- _INFORMATION PROVIDED_:
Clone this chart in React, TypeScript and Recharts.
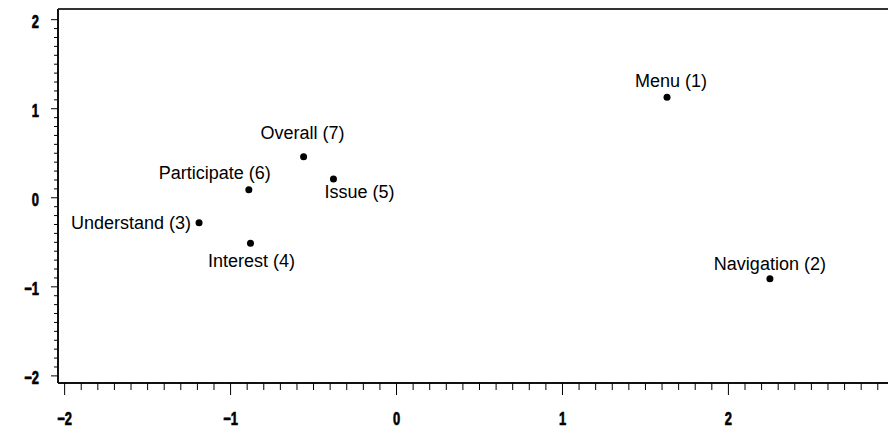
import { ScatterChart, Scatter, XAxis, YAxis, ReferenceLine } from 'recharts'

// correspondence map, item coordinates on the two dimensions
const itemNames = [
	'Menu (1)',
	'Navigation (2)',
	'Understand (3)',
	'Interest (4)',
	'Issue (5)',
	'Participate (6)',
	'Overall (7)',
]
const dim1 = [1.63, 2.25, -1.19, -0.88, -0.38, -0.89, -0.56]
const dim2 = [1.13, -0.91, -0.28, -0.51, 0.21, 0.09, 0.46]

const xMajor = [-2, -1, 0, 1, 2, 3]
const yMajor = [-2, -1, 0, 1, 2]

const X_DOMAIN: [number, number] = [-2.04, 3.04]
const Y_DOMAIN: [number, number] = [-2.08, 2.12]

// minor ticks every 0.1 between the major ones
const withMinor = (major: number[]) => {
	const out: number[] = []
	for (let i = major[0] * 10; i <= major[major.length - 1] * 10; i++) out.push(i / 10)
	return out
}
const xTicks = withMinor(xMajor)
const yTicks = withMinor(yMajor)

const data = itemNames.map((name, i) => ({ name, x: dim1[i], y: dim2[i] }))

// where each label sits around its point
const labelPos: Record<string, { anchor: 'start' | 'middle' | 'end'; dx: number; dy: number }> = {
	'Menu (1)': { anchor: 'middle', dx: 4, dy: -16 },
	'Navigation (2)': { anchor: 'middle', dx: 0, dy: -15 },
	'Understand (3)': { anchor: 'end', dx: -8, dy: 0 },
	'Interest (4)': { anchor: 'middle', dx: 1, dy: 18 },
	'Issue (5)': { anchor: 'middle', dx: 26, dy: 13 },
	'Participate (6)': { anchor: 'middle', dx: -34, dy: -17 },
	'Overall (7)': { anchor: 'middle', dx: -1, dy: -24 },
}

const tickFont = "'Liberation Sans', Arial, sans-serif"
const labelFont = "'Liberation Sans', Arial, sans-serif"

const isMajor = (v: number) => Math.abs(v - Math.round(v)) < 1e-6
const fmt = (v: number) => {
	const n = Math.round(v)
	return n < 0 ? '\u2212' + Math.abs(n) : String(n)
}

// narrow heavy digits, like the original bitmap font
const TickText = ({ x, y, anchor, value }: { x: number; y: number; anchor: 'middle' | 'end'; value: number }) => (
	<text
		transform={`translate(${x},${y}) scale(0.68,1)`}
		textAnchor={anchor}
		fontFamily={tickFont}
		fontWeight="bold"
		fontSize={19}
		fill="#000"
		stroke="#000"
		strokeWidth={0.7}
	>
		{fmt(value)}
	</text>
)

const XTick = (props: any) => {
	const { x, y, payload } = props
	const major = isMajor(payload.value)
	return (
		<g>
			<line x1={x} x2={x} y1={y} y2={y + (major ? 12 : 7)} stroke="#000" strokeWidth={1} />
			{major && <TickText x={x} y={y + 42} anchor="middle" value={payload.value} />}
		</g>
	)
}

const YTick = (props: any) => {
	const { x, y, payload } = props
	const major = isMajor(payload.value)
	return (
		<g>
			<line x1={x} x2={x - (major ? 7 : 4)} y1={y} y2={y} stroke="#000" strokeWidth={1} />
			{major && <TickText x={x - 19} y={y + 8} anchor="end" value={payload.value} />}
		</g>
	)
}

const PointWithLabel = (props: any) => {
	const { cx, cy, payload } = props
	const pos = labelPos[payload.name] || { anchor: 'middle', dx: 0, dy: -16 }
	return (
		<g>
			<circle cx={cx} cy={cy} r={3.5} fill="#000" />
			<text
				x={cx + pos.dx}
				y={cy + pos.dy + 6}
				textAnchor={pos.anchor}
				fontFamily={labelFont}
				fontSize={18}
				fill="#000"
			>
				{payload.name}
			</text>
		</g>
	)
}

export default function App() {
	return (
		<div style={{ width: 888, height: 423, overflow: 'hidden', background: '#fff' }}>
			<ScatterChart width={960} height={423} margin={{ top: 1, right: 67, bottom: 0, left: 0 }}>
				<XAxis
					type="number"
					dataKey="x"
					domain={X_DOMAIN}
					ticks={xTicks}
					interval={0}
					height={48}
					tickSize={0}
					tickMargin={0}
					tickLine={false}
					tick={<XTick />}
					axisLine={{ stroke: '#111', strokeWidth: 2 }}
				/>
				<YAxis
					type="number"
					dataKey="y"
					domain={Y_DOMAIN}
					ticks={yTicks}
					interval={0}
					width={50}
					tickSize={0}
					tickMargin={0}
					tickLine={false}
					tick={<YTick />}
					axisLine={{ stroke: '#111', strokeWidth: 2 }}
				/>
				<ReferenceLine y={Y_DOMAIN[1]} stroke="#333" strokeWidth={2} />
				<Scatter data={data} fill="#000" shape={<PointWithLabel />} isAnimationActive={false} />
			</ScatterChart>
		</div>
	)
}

--

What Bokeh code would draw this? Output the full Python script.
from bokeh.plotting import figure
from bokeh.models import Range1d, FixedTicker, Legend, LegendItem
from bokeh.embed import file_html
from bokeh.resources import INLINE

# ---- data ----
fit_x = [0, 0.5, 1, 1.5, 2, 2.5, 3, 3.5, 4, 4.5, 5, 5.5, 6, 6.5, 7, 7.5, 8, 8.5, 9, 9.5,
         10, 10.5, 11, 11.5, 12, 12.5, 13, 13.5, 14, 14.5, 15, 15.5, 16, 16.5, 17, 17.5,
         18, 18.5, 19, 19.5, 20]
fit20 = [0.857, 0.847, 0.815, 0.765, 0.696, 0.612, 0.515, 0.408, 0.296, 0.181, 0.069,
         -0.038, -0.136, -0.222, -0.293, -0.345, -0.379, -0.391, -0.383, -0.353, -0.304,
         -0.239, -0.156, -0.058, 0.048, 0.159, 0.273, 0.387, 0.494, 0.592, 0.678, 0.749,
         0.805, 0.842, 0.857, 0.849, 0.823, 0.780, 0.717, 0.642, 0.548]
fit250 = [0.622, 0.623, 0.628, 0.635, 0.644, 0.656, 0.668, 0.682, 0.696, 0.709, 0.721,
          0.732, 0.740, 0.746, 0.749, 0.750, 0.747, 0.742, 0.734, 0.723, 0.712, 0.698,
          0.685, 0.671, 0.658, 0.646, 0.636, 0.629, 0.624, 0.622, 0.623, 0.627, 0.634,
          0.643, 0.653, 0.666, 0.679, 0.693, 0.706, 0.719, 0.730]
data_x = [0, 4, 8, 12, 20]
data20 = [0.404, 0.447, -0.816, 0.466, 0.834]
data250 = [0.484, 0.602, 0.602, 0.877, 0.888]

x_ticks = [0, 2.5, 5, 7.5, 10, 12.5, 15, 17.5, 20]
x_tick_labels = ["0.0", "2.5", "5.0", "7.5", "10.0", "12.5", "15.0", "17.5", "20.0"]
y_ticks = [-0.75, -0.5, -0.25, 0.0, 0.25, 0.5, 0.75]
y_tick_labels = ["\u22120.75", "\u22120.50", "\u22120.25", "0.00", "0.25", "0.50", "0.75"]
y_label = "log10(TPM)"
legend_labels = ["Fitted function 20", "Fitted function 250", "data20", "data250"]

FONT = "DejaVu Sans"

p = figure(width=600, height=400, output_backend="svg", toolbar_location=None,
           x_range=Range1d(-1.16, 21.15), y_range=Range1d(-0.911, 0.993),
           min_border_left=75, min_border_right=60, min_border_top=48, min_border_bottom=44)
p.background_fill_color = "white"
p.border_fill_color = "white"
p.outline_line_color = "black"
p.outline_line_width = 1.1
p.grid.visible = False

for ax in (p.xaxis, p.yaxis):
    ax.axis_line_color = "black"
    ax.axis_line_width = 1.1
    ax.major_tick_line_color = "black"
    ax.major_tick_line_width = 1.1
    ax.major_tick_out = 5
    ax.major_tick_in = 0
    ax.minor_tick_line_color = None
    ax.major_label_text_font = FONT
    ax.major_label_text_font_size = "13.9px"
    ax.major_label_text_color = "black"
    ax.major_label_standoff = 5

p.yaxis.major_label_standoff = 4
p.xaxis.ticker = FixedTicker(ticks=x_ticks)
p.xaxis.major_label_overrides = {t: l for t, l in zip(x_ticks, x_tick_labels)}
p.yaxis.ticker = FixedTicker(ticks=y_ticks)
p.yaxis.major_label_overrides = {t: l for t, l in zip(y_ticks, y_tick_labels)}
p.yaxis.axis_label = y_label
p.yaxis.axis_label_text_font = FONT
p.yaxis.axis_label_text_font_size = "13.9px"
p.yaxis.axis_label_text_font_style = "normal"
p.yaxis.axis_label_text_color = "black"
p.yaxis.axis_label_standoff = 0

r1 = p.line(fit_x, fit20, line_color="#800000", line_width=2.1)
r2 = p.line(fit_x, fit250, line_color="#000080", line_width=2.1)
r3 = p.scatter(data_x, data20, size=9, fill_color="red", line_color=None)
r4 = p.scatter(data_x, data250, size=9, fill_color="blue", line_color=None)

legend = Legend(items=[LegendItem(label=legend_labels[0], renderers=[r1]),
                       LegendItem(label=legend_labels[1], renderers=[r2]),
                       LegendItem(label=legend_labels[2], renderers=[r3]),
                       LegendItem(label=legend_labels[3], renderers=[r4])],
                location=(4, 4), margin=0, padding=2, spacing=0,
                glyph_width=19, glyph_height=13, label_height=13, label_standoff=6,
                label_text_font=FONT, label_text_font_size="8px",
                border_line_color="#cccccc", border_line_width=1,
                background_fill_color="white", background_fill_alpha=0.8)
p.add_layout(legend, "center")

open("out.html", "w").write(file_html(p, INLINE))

==

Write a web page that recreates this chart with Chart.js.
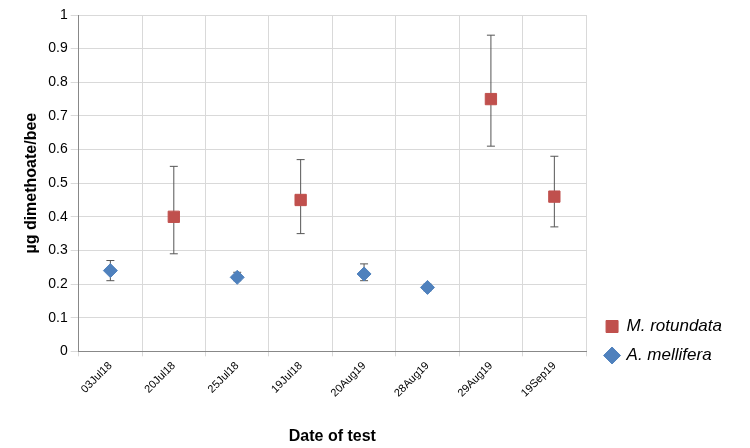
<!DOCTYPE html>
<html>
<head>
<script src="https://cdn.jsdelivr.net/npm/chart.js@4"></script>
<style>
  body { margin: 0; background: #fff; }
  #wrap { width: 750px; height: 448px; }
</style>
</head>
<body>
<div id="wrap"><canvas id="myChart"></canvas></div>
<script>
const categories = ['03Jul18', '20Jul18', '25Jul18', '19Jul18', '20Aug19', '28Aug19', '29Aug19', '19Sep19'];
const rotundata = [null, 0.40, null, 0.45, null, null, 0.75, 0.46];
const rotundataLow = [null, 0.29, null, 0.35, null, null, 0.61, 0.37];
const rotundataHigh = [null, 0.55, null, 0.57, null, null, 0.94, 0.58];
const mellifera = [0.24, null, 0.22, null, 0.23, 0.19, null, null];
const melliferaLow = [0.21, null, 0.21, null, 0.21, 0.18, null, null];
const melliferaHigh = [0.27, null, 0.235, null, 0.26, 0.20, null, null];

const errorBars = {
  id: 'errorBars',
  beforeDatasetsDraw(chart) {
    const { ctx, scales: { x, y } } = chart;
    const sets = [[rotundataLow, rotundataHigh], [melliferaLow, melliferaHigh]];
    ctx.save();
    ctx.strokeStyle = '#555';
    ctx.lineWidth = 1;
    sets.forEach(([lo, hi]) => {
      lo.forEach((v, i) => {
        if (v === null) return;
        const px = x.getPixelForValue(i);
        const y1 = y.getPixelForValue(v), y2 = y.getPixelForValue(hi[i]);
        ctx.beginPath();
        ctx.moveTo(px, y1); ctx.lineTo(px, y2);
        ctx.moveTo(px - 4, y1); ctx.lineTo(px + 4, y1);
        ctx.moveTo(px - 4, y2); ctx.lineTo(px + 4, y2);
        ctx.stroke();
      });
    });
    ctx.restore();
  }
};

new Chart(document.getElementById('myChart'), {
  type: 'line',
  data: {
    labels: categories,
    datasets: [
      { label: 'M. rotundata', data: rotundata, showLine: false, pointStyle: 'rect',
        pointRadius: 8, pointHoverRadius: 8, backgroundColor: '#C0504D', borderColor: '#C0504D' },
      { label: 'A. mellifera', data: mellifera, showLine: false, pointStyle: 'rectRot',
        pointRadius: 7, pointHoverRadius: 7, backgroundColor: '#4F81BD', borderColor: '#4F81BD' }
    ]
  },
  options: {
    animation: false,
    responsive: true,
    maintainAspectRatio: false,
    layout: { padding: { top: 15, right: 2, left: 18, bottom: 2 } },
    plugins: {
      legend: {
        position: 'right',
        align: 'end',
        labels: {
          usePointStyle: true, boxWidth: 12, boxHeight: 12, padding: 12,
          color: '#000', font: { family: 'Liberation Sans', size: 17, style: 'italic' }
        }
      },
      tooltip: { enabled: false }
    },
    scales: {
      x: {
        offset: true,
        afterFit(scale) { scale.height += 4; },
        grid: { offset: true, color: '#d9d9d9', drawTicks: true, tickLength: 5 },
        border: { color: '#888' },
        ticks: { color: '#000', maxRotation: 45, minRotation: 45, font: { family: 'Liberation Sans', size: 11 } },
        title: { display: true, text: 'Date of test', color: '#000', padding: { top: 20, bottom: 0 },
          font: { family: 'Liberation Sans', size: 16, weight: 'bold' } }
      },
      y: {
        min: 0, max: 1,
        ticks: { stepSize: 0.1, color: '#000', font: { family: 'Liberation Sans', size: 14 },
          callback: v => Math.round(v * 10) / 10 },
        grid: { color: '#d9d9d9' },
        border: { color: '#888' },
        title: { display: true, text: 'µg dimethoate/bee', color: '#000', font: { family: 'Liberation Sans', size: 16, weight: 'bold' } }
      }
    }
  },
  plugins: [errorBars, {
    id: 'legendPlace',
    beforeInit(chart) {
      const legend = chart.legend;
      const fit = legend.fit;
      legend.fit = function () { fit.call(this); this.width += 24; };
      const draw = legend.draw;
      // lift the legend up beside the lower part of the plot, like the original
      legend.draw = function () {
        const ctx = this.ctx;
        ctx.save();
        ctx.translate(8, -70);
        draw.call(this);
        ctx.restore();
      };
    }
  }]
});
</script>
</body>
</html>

- _STATED PROBLEM_: Begin at the line that has "What Bokeh code"; stop after the line that has "data250 = [0.484, 0.602, 0.602, 0.877, 0.888]". Copy every line in that span exactly.

- _IN RESPONSE_:
What Bokeh code would draw this? Output the full Python script.
from bokeh.plotting import figure
from bokeh.models import Range1d, FixedTicker, Legend, LegendItem
from bokeh.embed import file_html
from bokeh.resources import INLINE

# ---- data ----
fit_x = [0, 0.5, 1, 1.5, 2, 2.5, 3, 3.5, 4, 4.5, 5, 5.5, 6, 6.5, 7, 7.5, 8, 8.5, 9, 9.5,
         10, 10.5, 11, 11.5, 12, 12.5, 13, 13.5, 14, 14.5, 15, 15.5, 16, 16.5, 17, 17.5,
         18, 18.5, 19, 19.5, 20]
fit20 = [0.857, 0.847, 0.815, 0.765, 0.696, 0.612, 0.515, 0.408, 0.296, 0.181, 0.069,
         -0.038, -0.136, -0.222, -0.293, -0.345, -0.379, -0.391, -0.383, -0.353, -0.304,
         -0.239, -0.156, -0.058, 0.048, 0.159, 0.273, 0.387, 0.494, 0.592, 0.678, 0.749,
         0.805, 0.842, 0.857, 0.849, 0.823, 0.780, 0.717, 0.642, 0.548]
fit250 = [0.622, 0.623, 0.628, 0.635, 0.644, 0.656, 0.668, 0.682, 0.696, 0.709, 0.721,
          0.732, 0.740, 0.746, 0.749, 0.750, 0.747, 0.742, 0.734, 0.723, 0.712, 0.698,
          0.685, 0.671, 0.658, 0.646, 0.636, 0.629, 0.624, 0.622, 0.623, 0.627, 0.634,
          0.643, 0.653, 0.666, 0.679, 0.693, 0.706, 0.719, 0.730]
data_x = [0, 4, 8, 12, 20]
data20 = [0.404, 0.447, -0.816, 0.466, 0.834]
data250 = [0.484, 0.602, 0.602, 0.877, 0.888]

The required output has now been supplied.